The rail plays an important role, and it is fascinating that the Liberal government in Ontario has decided that public transit is something it does not invest in if it is rural public transit, that it is not right to subsidize public transit if rural people use public transit. In an urban area it is implicitly understood that there will be some kind of support, because public transit is not about making profit, it is about offering a public service.

We see the McGuinty government exaggerate the numbers. Every time there is an investment in the Ontario Northland, it claims that is a subsidy. How could anybody run a province if they figured that every time they had to make an investment, they were somehow subsidizing the province, subsidizing the people? The fact is that this is an investment, just like highways. Governments never say they are subsidizing the highways.

However, work needs to be done to ensure safe corridors, because we have had accidents on the Ontario Northland railway. South of Temagami about 12 years ago, acid tankers overturned. We need to invest just as we need to invest in roads, yet there seems to be a double standard that says it is okay to invest in highways—even though there is not much investing in highways in northern Ontario—but it is not okay to invest in freight.

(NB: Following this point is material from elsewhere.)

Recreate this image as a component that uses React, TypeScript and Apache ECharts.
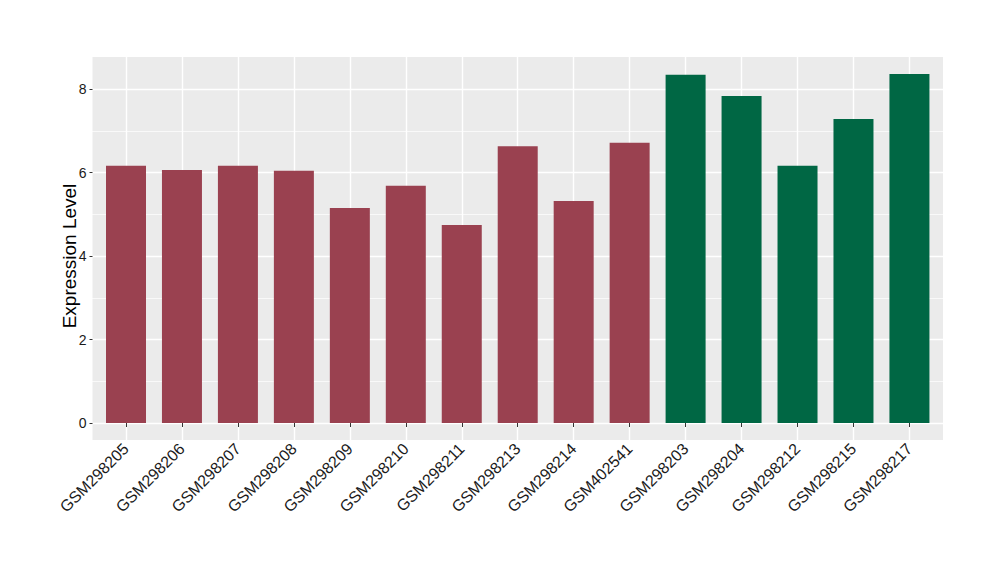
import React, { useEffect, useRef } from "react";
import * as echarts from "echarts";

const categories = [
  "GSM298205", "GSM298206", "GSM298207", "GSM298208", "GSM298209",
  "GSM298210", "GSM298211", "GSM298213", "GSM298214", "GSM402541",
  "GSM298203", "GSM298204", "GSM298212", "GSM298215", "GSM298217",
];
const values = [6.16, 6.06, 6.16, 6.04, 5.15, 5.68, 4.74, 6.63, 5.32, 6.71, 8.34, 7.83, 6.16, 7.28, 8.36];
const groups = ["A", "A", "A", "A", "A", "A", "A", "A", "A", "A", "B", "B", "B", "B", "B"];
const groupColors: Record<string, string> = { A: "#9A4150", B: "#006744" };
const yTicks = [0, 2, 4, 6, 8];

const FONT = "'Liberation Sans', Arial, Helvetica, sans-serif";

export default function App() {
  const ref = useRef<HTMLDivElement>(null);
  useEffect(() => {
    if (!ref.current) return;
    const chart = echarts.init(ref.current, null, { renderer: "svg" });
    const xPos = categories.map((_, i) => i + 1);
    chart.setOption({
      animation: false,
      backgroundColor: "#FFFFFF",
      grid: [
        {
          left: 92.5, top: 57, width: 850.5, height: 383,
          show: true, backgroundColor: "#EBEBEB", borderWidth: 0,
        },
        {
          left: 70.04, top: 5.5, width: 895.36, height: 501,
          show: false,
        },
      ],
      xAxis: [
        { gridIndex: 0, type: "value", show: false, min: 0, max: 1 },
        {
          gridIndex: 1, type: "value", min: 0, max: 16, interval: 1,
          offset: -66.5,
          axisLine: { show: false },
          axisTick: { show: true, length: 4, lineStyle: { color: "#333333", width: 1 }, customValues: xPos },
          axisLabel: {
            show: true, rotate: 45, margin: 6, fontSize: 16, color: "#1A1A1A", fontFamily: FONT,
            customValues: xPos,
            formatter: (v: number) => (Number.isInteger(v) && v >= 1 && v <= categories.length ? categories[v - 1] : ""),
          },
          splitLine: { show: true, lineStyle: { color: "#FFFFFF", width: 1.4 } },
        },
      ],
      yAxis: [
        { gridIndex: 0, type: "value", show: false, min: 0, max: 1 },
        {
          gridIndex: 1, type: "value", min: -2, max: 10, interval: 2,
          offset: -22.46,
          name: "Expression Level", nameLocation: "middle", nameGap: 14,
          nameMoveOverlap: false,
          nameTextStyle: { fontSize: 19, color: "#000000", fontFamily: FONT },
          axisLine: { show: false },
          axisTick: { show: true, length: 3, lineStyle: { color: "#333333", width: 1 }, customValues: yTicks },
          axisLabel: {
            show: true, margin: 6, fontSize: 14, color: "#1A1A1A", fontFamily: FONT,
            customValues: yTicks,
            formatter: (v: number) => (v >= 0 && v <= 8 ? String(v) : ""),
          },
          splitLine: { show: true, lineStyle: { color: "#FFFFFF", width: 1.4 } },
          minorTick: { show: false, splitNumber: 2 },
          minorSplitLine: { show: true, lineStyle: { color: "#FFFFFF", width: 0.7 } },
        },
      ],
      series: [
        {
          type: "bar",
          xAxisIndex: 1, yAxisIndex: 1,
          barWidth: 40,
          data: values.map((v, i) => ({
            value: [i + 1, v],
            itemStyle: { color: groupColors[groups[i]] },
          })),
        },
      ],
    });
    return () => chart.dispose();
  }, []);
  return <div ref={ref} style={{ position: "absolute", left: 0, top: 0, width: 1000, height: 580 }} />;
}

In northern Ontario, on the Ontario Northland Railway, we are moving thousands of tonnes of freight a day and we are moving passengers. It plays a unique role. Beside that, we have two-lane traffic running through some of the roughest rock cuts in Canada, and it happens to be the Trans-Canada Highway. It is the trucker route across Canada. In January, I do not know how many times I have sat at North Bay, unable to go north because some poor driver has hit a rock cut or hit passengers, yet beside it we have a perfectly safe rail system

The government’s solution is that it will save a few bucks somehow along the way by getting rid of that rail service and putting the freight and the passengers onto the two-lane ribbon of moose pasture that runs through northern Ontario. Somehow that will be more efficient.

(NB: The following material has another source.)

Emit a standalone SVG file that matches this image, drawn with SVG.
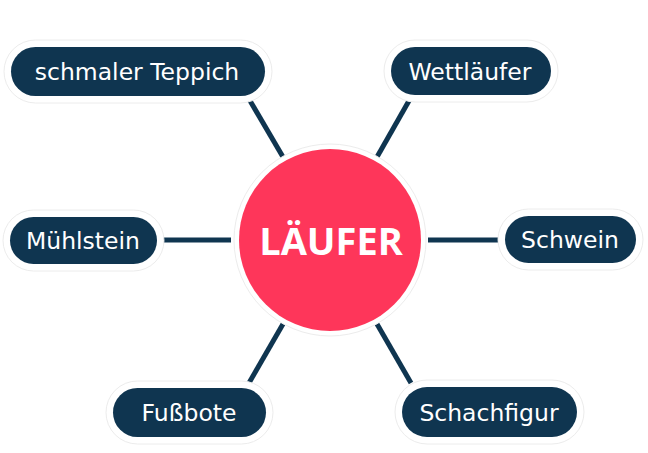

Perhaps most galling was Mr. McGuinty’s assistant in northern Ontario, Rick the anti-minister of northern Ontario Bartolucci. Their explanation is that the reason they are cutting out the development corridor and allowing it to be cherry-picked by the private sector, who will take this or that but leave the rest to fall apart, is that they will reinvest it in health care.

Northern Ontarians has seen a lot of dubious mining deals over the years. They are not saps and they know that people in Kirkland Lake, Cochrane, Iroquois Falls, Timmins, New Liskeard, Englehart or North Bay who are getting cancer treatments have to go down on the train to get medical services. I do not know how many families I have seen on the Ontario Northlander with a sick child going down to SickKids for cancer treatment. They can travel on the train because it is at least comfortable for the family.

Dalton McGuinty tells us, “Do not worry. We are going to put those sick kids on a bus, and you are going to get better service.”

People in the north know better. They remember how just last year the ONTC—and I do not blame it for this, because it was getting no support for offering public transit in the north—was actually trying to save money by excluding going into some of the most major communities on the route because the ONTC does not have enough money to serve the public.

When we talk about development of the rail lines and talk about safety, it is about an investment. It is fascinating that the McGuinty government is looking to rip up the rails and ditch the Northern Ontario Development Corporation at a time when the Ring of Fire is about to be developed.

The Ring of Fire will be the largest mining development perhaps in the last half century, perhaps in the last century. The fundamental question is this. Getting access to this ore comes from rail, so if they are going to rip up the lines and get rid of the development corridor, is this all about a plan to take unprocessed ore and ship it off by truck to China?